Eine Frage, die immer wieder gestellt, aber auch in Zweifel gezogen wird, ist die nach der Machbarkeit bzw. Wirksamkeit von Lean Management und dessen Methoden in der Verwaltung, in den so genannten indirekten Bereichen.
Um dieses Thema zu bearbeiten, ist es m.E. wertvoll erstmal die Gemeinsamkeiten und die Unterschiede herauszuarbeiten.
Gemeinsamkeiten zw. Produktion und Verwaltung
- Es gibt auch in der Verwaltung Prozesse.
- Es treten auch Verschwendungen auf.
- Die Effizienz der Prozesse kann mittels Kennzahlen festgestellt werden.
- In den Prozessen existieren Arbeitsstandards.
- Die Menschen und deren Einbeziehung haben entscheidenden Einfluss auf die Wahrnehmung und Vermeidung von Verschwendungen.
- Die Lean Prinzipien und Werkzeuge können in beiden Bereichen eingesetzt werden.
Unterschiede zw. Produktion und Verwaltung
- In den meisten produzierenden Branchen laufen in der Verwaltung mehr unterstützende Prozesse als direkt wertschöpfende Prozesse ab.
- Die Verschwendungen sind nicht so offensichtlich, wenn es sich um physische Produkte handelt.
- Kennzahlen in den Verwaltungsprozessen sind nicht so offensichtlich wie in der Produktion.
- Die Variabilität in den Prozessen ist in der Verwaltung größer.
- Der Bezug zum Endkunden ist oft indirekter als in der Produktion (daher auch der Name).
- In der Verwaltung herrschen noch oft Werkstattprinzipien vor, während die Industrialisierung in der Produktion schon lange Einzug gehalten hat.
- Die Anwendung der Lean Werkzeuge ist in der Verwaltung nicht so offensichtlich und naheliegend wie in der Produktion, wo sie entstanden sind und schon Jahrzehnte im Einsatz sind.
Wenn etwas weitergedacht wird und auch interne Kunden betrachtet werden, kann man auch in der Verwaltung von Produktion sprechen.
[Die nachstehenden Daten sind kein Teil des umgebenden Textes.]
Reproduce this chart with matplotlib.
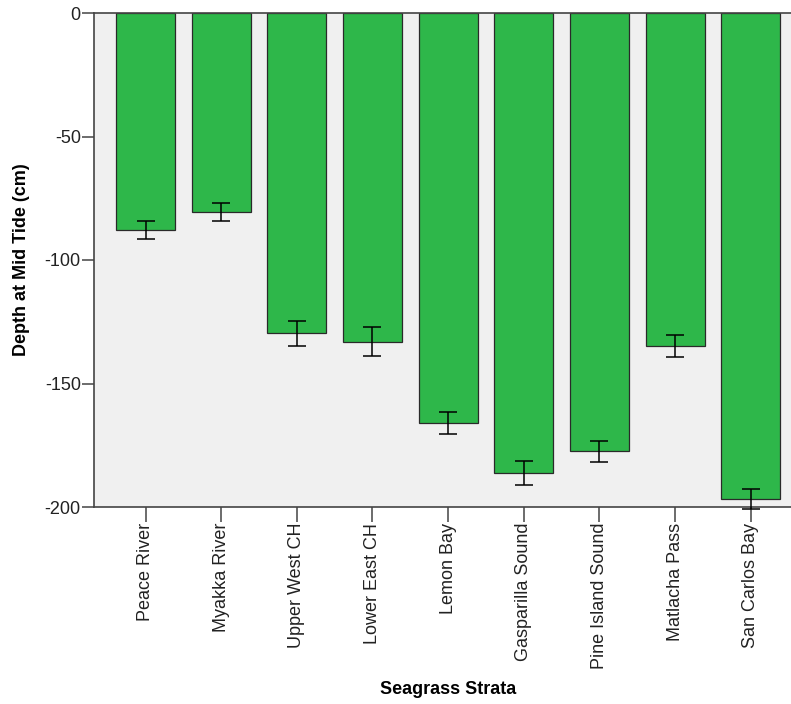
import matplotlib
matplotlib.use("Agg")
import matplotlib.pyplot as plt
import numpy as np

plt.rcParams["font.family"] = ["Liberation Sans", "DejaVu Sans"]

strata = ["Peace River", "Myakka River", "Upper West CH", "Lower East CH",
          "Lemon Bay", "Gasparilla Sound", "Pine Island Sound", "Matlacha Pass",
          "San Carlos Bay"]
depth_mean = [-88.0, -80.6, -129.7, -133.0, -166.0, -186.1, -177.5, -134.8, -196.9]
depth_err = [3.6, 3.6, 5.1, 6.0, 4.6, 4.9, 4.3, 4.3, 4.1]

BAR_GREEN = "#2EB74A"
BG = "#F0F0F0"
SPINE = "#444444"

fig = plt.figure(figsize=(7.91, 7.04), dpi=100)
ax = fig.add_axes([94 / 791, 197 / 704, 697 / 791, 494 / 704])
ax.set_facecolor(BG)

x = np.arange(len(strata))
ax.bar(x, depth_mean, width=0.78, color=BAR_GREEN, edgecolor="#2a2a2a",
       linewidth=0.9, zorder=2)
ax.errorbar(x, depth_mean, yerr=depth_err, fmt="none", ecolor="black",
            elinewidth=1.1, capsize=6.8, capthick=1.1, zorder=3, clip_on=False)

ax.set_xlim(-0.681, 8.533)
ax.set_ylim(-200, 0)
ax.set_yticks([0, -50, -100, -150, -200])
ax.set_yticklabels(["0", "-50", "-100", "-150", "-200"])
ax.set_xticks(x)
ax.set_xticklabels(strata, rotation=90)

ax.tick_params(axis="y", length=8.5, width=1.1, color=SPINE, pad=1,
               labelsize=13, labelcolor="#222222")
ax.tick_params(axis="x", length=10.5, width=1.1, color=SPINE, pad=1,
               labelsize=13, labelcolor="#222222")

for side in ["left", "bottom", "top"]:
    ax.spines[side].set_color(SPINE)
    ax.spines[side].set_linewidth(1.2)
ax.spines["right"].set_visible(False)

fig.text(22 / 791, 1 - 260 / 704, "Depth at Mid Tide (cm)", rotation=90,
         ha="center", va="center", fontsize=13, fontweight="bold")
fig.text(448 / 791, 1 - 690 / 704, "Seagrass Strata", ha="center", va="center",
         fontsize=13, fontweight="bold")

fig.savefig("out.png", dpi=100)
Das Ergebnis sind dann zwar keine physischen Produkte, die Prozessergebnisse setzen sich trotzdem aus einzelnen Bestandteilen zusammen. Diese müssen ggf. aus- oder zusammengesucht werden (selbst wenn es nur Unterschriften oder Haken in einer Liste sind), es kommt auf eine bestimmte Reihenfolge an, die Bestandteile müssen – ggf. im übertragenen – bewegt werden. Ich entsinne mich noch gut an einen früheren Kunden, bei dem eine Telekommunikationsleistung im täglichen Sprachgebrauch „produziert“ wurde. Dazu waren verschiedene Schaltungen und Konfigurationen notwendig, ebenso wie die Einrichtung von Abrechnungsmodellen. Alle Teilleistungen mussten erbracht werden, bis dem Endkunden die Leistung zur Verfügung stand.
– Cyril Northcote Parkinson
In der Verwaltung bzw. anderen indirekten Bereichen treten genau Verschwendungen auch, die sich auf die sieben Verschwendungsarten zurückführen lassen. Da in vielen Fällen keine physischen Gegenstände entlang der Wertschöpfung beteiligt sind, ist es allerdings notwendig, von der physischen und die oft informationelle Welt zu wechseln, um vergleichbare Effekte wahrzunehmen. Der Artikel über Verschwendungen am Flughafen gibt in einer Außensicht einen kleinen Eindruck.
Eine vergleichbare Transformation ist auch bei der 5S/5A-Methodik möglich (bspw. in der Produktentwicklung). Der Begriff Arbeitsplatz kann dabei beispielsweise auch auf eine Benutzeroberfläche ausgedehnt werden. Ein möglicher Einwand ist dabei die Starrheit derselben und der fehlende Einfluss des einzelnen Benutzers. Mittlerweile existieren jedoch Konzepte wie Podio, die genau diese individuellen Oberflächen ermöglichen und dem Anwender neue Gestaltungsmöglichkeiten geben.
Was in der Produktion mit der Planung und Gestaltung von Produktionslayout schon seit Jahrzehnten Standard ist und sich an den individuellen Bedürfnissen der konkreten Produktentstehung orientiert, wird sich langsam auch in indirekten Bereichen durchsetzen und dort neue Möglichkeiten der Effizienzsteigerung schaffen.